## Required work
List each line holding the string "Output".

## Listing
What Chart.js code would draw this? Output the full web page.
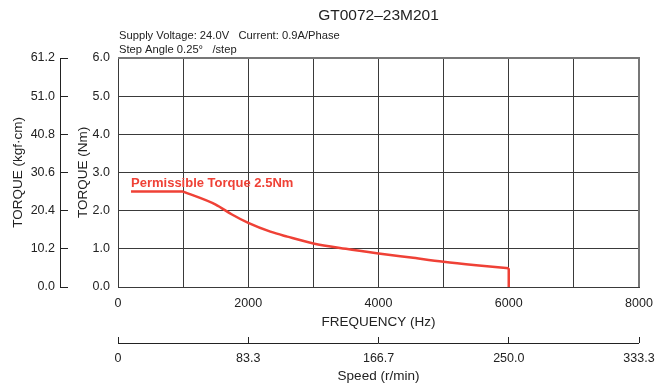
<!DOCTYPE html>
<html>
<head>
<meta charset="utf-8">
<style>
  html, body { margin: 0; padding: 0; background: #fff; }
  #wrap { width: 669px; height: 390px; }
</style>
</head>
<body>
<div id="wrap"><canvas id="torqueChart"></canvas></div>
<script src="https://cdn.jsdelivr.net/npm/chart.js"></script>
<script>
// Pull-out torque curve for GT0072-23M201
// flat part = permissible torque limit
const limitHz = [200, 1000];
const limitNm = [2.5, 2.5];
const freqHz = [1000, 1500, 1750, 2000, 2340, 2600, 3000, 3500, 4000, 4500, 5000, 5500, 6000];
const torqueNm = [2.5, 2.16, 1.90, 1.68, 1.45, 1.32, 1.14, 1.0, 0.88, 0.77, 0.66, 0.57, 0.49];
// vertical drop at the max frequency
const cutoffHz = [6000, 6000];
const cutoffNm = [0.49, 0.0];

const nmTicks = [0, 1, 2, 3, 4, 5, 6];
const kgfTicks = [0, 10.2, 20.4, 30.6, 40.8, 51.0, 61.2];
const freqLabelTicks = [0, 2000, 4000, 6000, 8000];
const speedTicks = [0, 83.3, 166.7, 250.0, 333.3];

const FONT = '"Liberation Sans", Arial, Helvetica, sans-serif';
const RED = '#ef4136';
const INK = '#222';
const GRID = '#3a3a3a';
const TICK_SIZE = 12.5;
const TITLE_SIZE = 13.5;

const toXY = (xs, ys) => xs.map((x, i) => ({ x: x, y: ys[i] }));

const redLine = (xs, ys, extra) => Object.assign({
  data: toXY(xs, ys),
  borderColor: RED,
  borderWidth: 2.5,
  pointRadius: 0,
  xAxisID: 'x',
  yAxisID: 'y'
}, extra || {});

// titles, outer axis lines, curve label, frame
const decorations = {
  id: 'decorations',
  afterDraw(chart) {
    const { ctx, chartArea: a, scales } = chart;
    ctx.save();
    ctx.fillStyle = INK;
    ctx.textBaseline = 'middle';
    ctx.textAlign = 'center';
    ctx.font = '15.5px ' + FONT;
    ctx.fillText('GT0072\u201323M201', (a.left + a.right) / 2, 16);

    ctx.textAlign = 'left';
    ctx.font = '11.2px ' + FONT;
    ctx.fillText('Supply Voltage: 24.0V   Current: 0.9A/Phase', a.left + 1, 36);
    ctx.fillText('Step Angle 0.25\u00b0   /step', a.left + 1, 50);

    ctx.strokeStyle = INK;
    ctx.lineWidth = 1;
    const k = scales.yKgf;
    const kx = Math.round(k.right - k.options.grid.tickLength) + 0.5;
    ctx.beginPath();
    ctx.moveTo(kx, k.getPixelForValue(kgfTicks[0]));
    ctx.lineTo(kx, k.getPixelForValue(kgfTicks[kgfTicks.length - 1]));
    ctx.stroke();

    const s = scales.xSpeed;
    const sy = Math.round(s.top + s.options.grid.tickLength) + 0.5;
    ctx.beginPath();
    ctx.moveTo(s.getPixelForValue(speedTicks[0]), sy);
    ctx.lineTo(s.getPixelForValue(speedTicks[speedTicks.length - 1]), sy);
    ctx.stroke();

    ctx.strokeStyle = '#777';
    ctx.lineWidth = 2;
    ctx.beginPath();
    ctx.moveTo(a.left, a.top);
    ctx.lineTo(a.right, a.top);
    ctx.lineTo(a.right, a.bottom);
    ctx.stroke();

    ctx.fillStyle = RED;
    ctx.font = 'bold 13px ' + FONT;
    ctx.textBaseline = 'bottom';
    ctx.fillText('Permissible Torque 2.5Nm',
      scales.x.getPixelForValue(limitHz[0]),
      scales.y.getPixelForValue(limitNm[0]) - 2);
    ctx.restore();
  }
};

const ctx = document.getElementById('torqueChart').getContext('2d');
new Chart(ctx, {
  type: 'line',
  data: {
    datasets: [
      redLine(limitHz, limitNm),
      redLine(freqHz, torqueNm, { cubicInterpolationMode: 'monotone' }),
      redLine(cutoffHz, cutoffNm)
    ]
  },
  options: {
    responsive: true,
    maintainAspectRatio: false,
    animation: false,
    layout: { padding: { top: 58, right: 30, left: 0, bottom: 0 } },
    plugins: { legend: { display: false }, tooltip: { enabled: false } },
    scales: {
      x: {
        type: 'linear',
        position: 'bottom',
        weight: 0,
        min: 0,
        max: 8000,
        afterFit: (sc) => { sc.height = 50; },
        ticks: {
          stepSize: 1000,
          autoSkip: false,
          maxRotation: 0,
          padding: 9,
          color: INK,
          font: { family: FONT, size: TICK_SIZE },
          callback: (v) => freqLabelTicks.includes(v) ? String(v) : ''
        },
        grid: { color: GRID, drawTicks: false },
        border: { color: GRID },
        title: {
          display: true, text: 'FREQUENCY (Hz)', color: INK,
          font: { family: FONT, size: TITLE_SIZE }, padding: { top: 0, bottom: 7 }
        }
      },
      xSpeed: {
        type: 'linear',
        position: 'bottom',
        weight: 1,
        min: speedTicks[0],
        max: speedTicks[speedTicks.length - 1],
        afterFit: (sc) => { sc.height = 53; },
        afterBuildTicks: (sc) => { sc.ticks = speedTicks.map(v => ({ value: v })); },
        ticks: {
          autoSkip: false,
          maxRotation: 0,
          padding: 8,
          color: INK,
          font: { family: FONT, size: TICK_SIZE },
          callback: (v) => v === 0 ? '0' : v.toFixed(1)
        },
        grid: { drawOnChartArea: false, tickLength: 6, color: INK },
        border: { display: false },
        title: {
          display: true, text: 'Speed (r/min)', color: INK,
          font: { family: FONT, size: TITLE_SIZE }, padding: { top: 0, bottom: 6 }
        }
      },
      y: {
        type: 'linear',
        position: 'left',
        weight: 0,
        min: 0,
        max: 6,
        afterFit: (sc) => { sc.width = 50; },
        afterBuildTicks: (sc) => { sc.ticks = nmTicks.map(v => ({ value: v })); },
        ticks: {
          padding: 8,
          color: INK,
          font: { family: FONT, size: TICK_SIZE },
          callback: (v) => v.toFixed(1)
        },
        grid: { color: GRID, drawTicks: false },
        border: { color: GRID },
        title: {
          display: true, text: 'TORQUE (Nm)', color: INK,
          font: { family: FONT, size: TITLE_SIZE }, padding: { top: 7, bottom: 0 }
        }
      },
      yKgf: {
        type: 'linear',
        position: 'left',
        weight: 1,
        min: kgfTicks[0],
        max: kgfTicks[kgfTicks.length - 1],
        afterFit: (sc) => { sc.width = 68; },
        afterBuildTicks: (sc) => { sc.ticks = kgfTicks.map(v => ({ value: v })); },
        ticks: {
          padding: 5,
          color: INK,
          font: { family: FONT, size: TICK_SIZE },
          callback: (v) => v.toFixed(1)
        },
        grid: { drawOnChartArea: false, tickLength: 8, color: INK },
        border: { display: false },
        title: {
          display: true, text: 'TORQUE (kgf\u00b7cm)', color: INK,
          font: { family: FONT, size: TITLE_SIZE }, padding: { top: 10, bottom: 0 }
        }
      }
    }
  },
  plugins: [decorations]
});
</script>
</body>
</html>
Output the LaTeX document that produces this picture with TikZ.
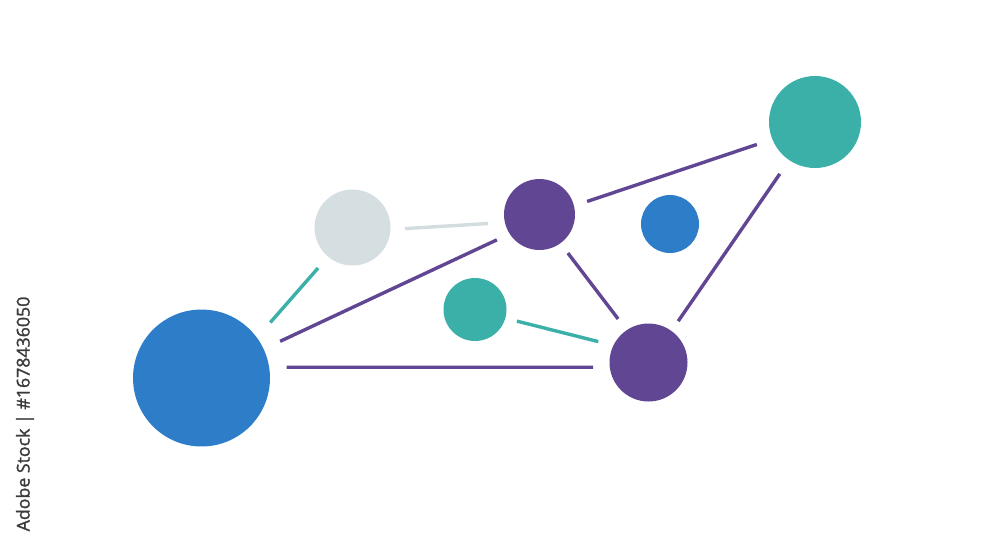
\documentclass[tikz,border=0pt]{standalone}
\usepackage{fontspec}
\setmainfont{Open Sans}
\newfontfamily\wmfont[FakeBold=1.3]{Open Sans}
\definecolor{cblue}{HTML}{2E7DC8}
\definecolor{cpurple}{HTML}{614694}
\definecolor{cteal}{HTML}{3AB0A8}
\definecolor{cgray}{HTML}{D5DFE1}
\definecolor{cgrayline}{HTML}{D3DDE0}
\definecolor{ctext}{HTML}{3A3A3A}
\begin{document}
\begin{tikzpicture}[x=0.02cm,y=-0.02cm,
  dot/.style={circle,inner sep=0pt,outer sep=0pt},
  link/.style={line width=0.068cm},
  wmark/.style={rotate=90,text=ctext,inner sep=0pt,font=\wmfont\fontsize{10.1pt}{12pt}\selectfont}]
\useasboundingbox[fill=white] (0,0) rectangle (1000,545);
% nodes
\node[dot,fill=cblue,minimum size=2.74cm] (bb) at (201.5,378) {};
\node[dot,fill=cgray,minimum size=1.52cm] (gy) at (352.5,227.5) {};
\node[dot,fill=cpurple,minimum size=1.42cm] (pt) at (539.5,214.5) {};
\node[dot,fill=cblue,minimum size=1.16cm] (sb) at (670,224) {};
\node[dot,fill=cteal,minimum size=1.26cm] (ts) at (475,309.5) {};
\node[dot,fill=cpurple,minimum size=1.56cm] (pb) at (648.5,362.5) {};
\node[dot,fill=cteal,minimum size=1.84cm] (tb) at (815,122) {};
% connectors
\draw[link,cteal,shorten <=0.406cm,shorten >=0.304cm] (bb.36.6) -- (gy.230);
\draw[link,cpurple,shorten <=0.366cm,shorten >=0.284cm] (bb.25.3) -- (pt.213.4);
\draw[link,cpurple,shorten <=0.35cm,shorten >=0.336cm] (bb.9) -- (pb.187.1);
\draw[link,cgrayline,shorten <=0.291cm,shorten >=0.34cm] (gy.357.8) -- (pt.193.5);
\draw[link,cpurple,shorten <=0.278cm,shorten >=0.328cm] (pt.14.9) -- (tb.202.9);
\draw[link,cpurple,shorten <=0.248cm,shorten >=0.283cm] (pt.306.3) -- (pb.124.3);
\draw[link,cteal,shorten <=0.241cm,shorten >=0.314cm] (ts.344.3) -- (pb.154.9);
\draw[link,cpurple,shorten <=0.334cm,shorten >=0.238cm] (tb.236.3) -- (pb.54.4);
% side text
\node[wmark] (wm) at (25,414) {Adobe Stock | \#1678436050};
\end{tikzpicture}
\end{document}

## Problem solution
What Chart.js code would draw this? Output the full web page.
Output the LaTeX document that produces this picture with TikZ.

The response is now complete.